Anyway, the group gathers and as expected sparks fly; the newswoman busts on the gay guy then introduces him to her effete husband, when the guest of honor arrives and is surprised not to know any of these people. She’s not thrilled about the attention, and leaves him in the middle of the party before the first commercial. (Oh, that I had been able to follow her out of this, but no, I had to remain to warn you off. It’s the sacrifice I make…) But we’re not yet done; suicide-dweeb and Poundstone-clone-gone-wrong get together, Nicole (Andrea Anders, Joey, hammering the final nail into the coffin of her career), married to a football jock who doesn’t love her, reacquaints herself (and we’re talking reacquaint - wink, wink, nudge, nudge) with her old boyfriend Duncan and his loud stereotype mother, goth-girl makes nice with the devastated preppy-dude, and everyone is acting way over the top. ‘Course, you can’t blame them with the insipid and unimaginative material, but still, it would be nice if someone was believable for just a moment or two.
The only thing missing from this insipid mish-mash was a spit-take…I mean, good lord, one character was actually run over by another to the accompaniment of the loud and distracting laugh track (yet if it stops her awful Paula Poundstone impression, it’s a good thing).
Honest to goodness, I cannot say enough negative about this dreadful piece of television.
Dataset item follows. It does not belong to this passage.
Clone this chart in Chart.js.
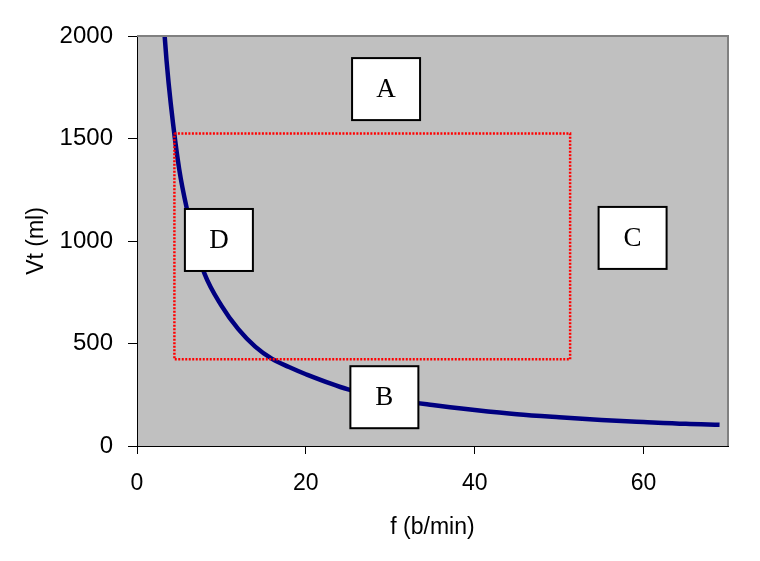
<!DOCTYPE html>
<html>
<head>
<meta charset="utf-8">
<script src="https://cdn.jsdelivr.net/npm/chart.js@4"></script>
<style>
  html, body { margin: 0; padding: 0; background: #fff; }
  #wrap { width: 760px; height: 561px; }
</style>
</head>
<body>
<div id="wrap"><canvas id="chart" width="760" height="561"></canvas></div>
<script>
// curve Vt vs f
const fValues = [3, 3.5, 4, 5, 6, 7, 8, 10, 12, 14, 16, 18, 20, 25, 30, 35, 40, 45, 50, 55, 60, 65, 69];
const vtValues = [2150, 1880, 1670, 1350, 1140, 975, 840, 685, 570, 485, 425, 385, 350, 276, 230, 200, 176, 155, 140, 127, 117, 108, 104];

// dotted red rectangle corners
const rectF = [4.43, 51.3, 51.3, 4.43, 4.43];
const rectVt = [1525, 1525, 423, 423, 1525];

// lettered boxes
const boxLabels = ['A', 'B', 'C', 'D'];
const boxF = [29.5, 29.3, 58.7, 9.7];
const boxVt = [1741, 238, 1015, 1005];

const xTicks = [0, 20, 40, 60];
const yTicks = [0, 500, 1000, 1500, 2000];

const sansFont = "'Liberation Sans', Arial, sans-serif";
const serifFont = "'Liberation Serif', 'Times New Roman', serif";

const plotBackground = {
    id: 'plotBackground',
    beforeDraw(chart) {
        const {ctx, chartArea: a} = chart;
        ctx.save();
        ctx.fillStyle = '#c0c0c0';
        ctx.fillRect(a.left, a.top, a.right - a.left, a.bottom - a.top);
        ctx.restore();
    },
    afterDatasetsDraw(chart) {
        const {ctx, chartArea: a} = chart;
        ctx.save();
        ctx.strokeStyle = '#808080';
        ctx.lineWidth = 2;
        ctx.beginPath();
        ctx.moveTo(a.left, a.top);
        ctx.lineTo(a.right, a.top);
        ctx.lineTo(a.right, a.bottom);
        ctx.stroke();
        ctx.restore();
    }
};

const letterBoxes = {
    id: 'letterBoxes',
    afterDraw(chart) {
        const {ctx, scales} = chart;
        const w = 68, h = 62;
        ctx.save();
        boxLabels.forEach((label, i) => {
            const cx = scales.x.getPixelForValue(boxF[i]);
            const cy = scales.y.getPixelForValue(boxVt[i]);
            ctx.fillStyle = '#fff';
            ctx.fillRect(cx - w / 2, cy - h / 2, w, h);
            ctx.strokeStyle = '#000';
            ctx.lineWidth = 2;
            ctx.strokeRect(cx - w / 2, cy - h / 2, w, h);
            ctx.fillStyle = '#000';
            ctx.font = '27px ' + serifFont;
            ctx.textAlign = 'center';
            ctx.textBaseline = 'middle';
            ctx.fillText(label, cx, cy + 1);
        });
        ctx.restore();
    }
};

new Chart(document.getElementById('chart'), {
    type: 'scatter',
    data: {
        datasets: [
            {
                label: 'Vt',
                data: fValues.map((f, i) => ({x: f, y: vtValues[i]})),
                showLine: true,
                borderColor: '#000080',
                borderWidth: 4.5,
                pointRadius: 0,
                cubicInterpolationMode: 'monotone',
                order: 2
            },
            {
                label: 'zone',
                data: rectF.map((f, i) => ({x: f, y: rectVt[i]})),
                showLine: true,
                borderColor: '#ff0000',
                borderWidth: 2.5,
                borderDash: [2, 1.5],
                pointRadius: 0,
                tension: 0,
                order: 1
            }
        ]
    },
    options: {
        responsive: false,
        animation: false,
        layout: { padding: { top: 36, right: 32, left: 0, bottom: 0 } },
        plugins: {
            legend: { display: false },
            tooltip: { enabled: false }
        },
        scales: {
            x: {
                type: 'linear',
                min: 0,
                max: 70,
                afterBuildTicks: s => { s.ticks = xTicks.map(v => ({value: v})); },
                afterFit: s => { s.height = 115; },
                grid: { drawOnChartArea: false, tickLength: 8, color: '#000' },
                border: { color: '#000', width: 1 },
                ticks: { color: '#000', padding: 16, maxRotation: 0, callback: v => String(v), font: { family: sansFont, size: 23 } },
                title: { display: true, text: 'f (b/min)', color: '#000', padding: { top: 0, bottom: 20 }, font: { family: sansFont, size: 23 } }
            },
            y: {
                type: 'linear',
                min: 0,
                max: 2000,
                afterBuildTicks: s => { s.ticks = yTicks.map(v => ({value: v})); },
                afterFit: s => { s.width = 137; },
                grid: { drawOnChartArea: false, tickLength: 9, color: '#000' },
                border: { color: '#000', width: 1 },
                ticks: { color: '#000', padding: 15, callback: v => String(v), font: { family: sansFont, size: 24 } },
                title: { display: true, text: 'Vt (ml)', color: '#000', padding: { top: 23, bottom: 0 }, font: { family: sansFont, size: 23 } }
            }
        }
    },
    plugins: [plotBackground, letterBoxes]
});
</script>
</body>
</html>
It’s programs like this one people point to when they talk about the declining standards of taste. I cannot help but wonder what dunderhead executive at the network shepherded this nonsense, and whether or not this executive will end up sweeping the floor next season, since clearly they have no talent for choosing watchable television. Where usually I have to work on pithy insults for a review, in this case the program itself is the insult - to my intelligence and perception.
Even those who enjoy watching train wrecks will despise this program. Run away. Now.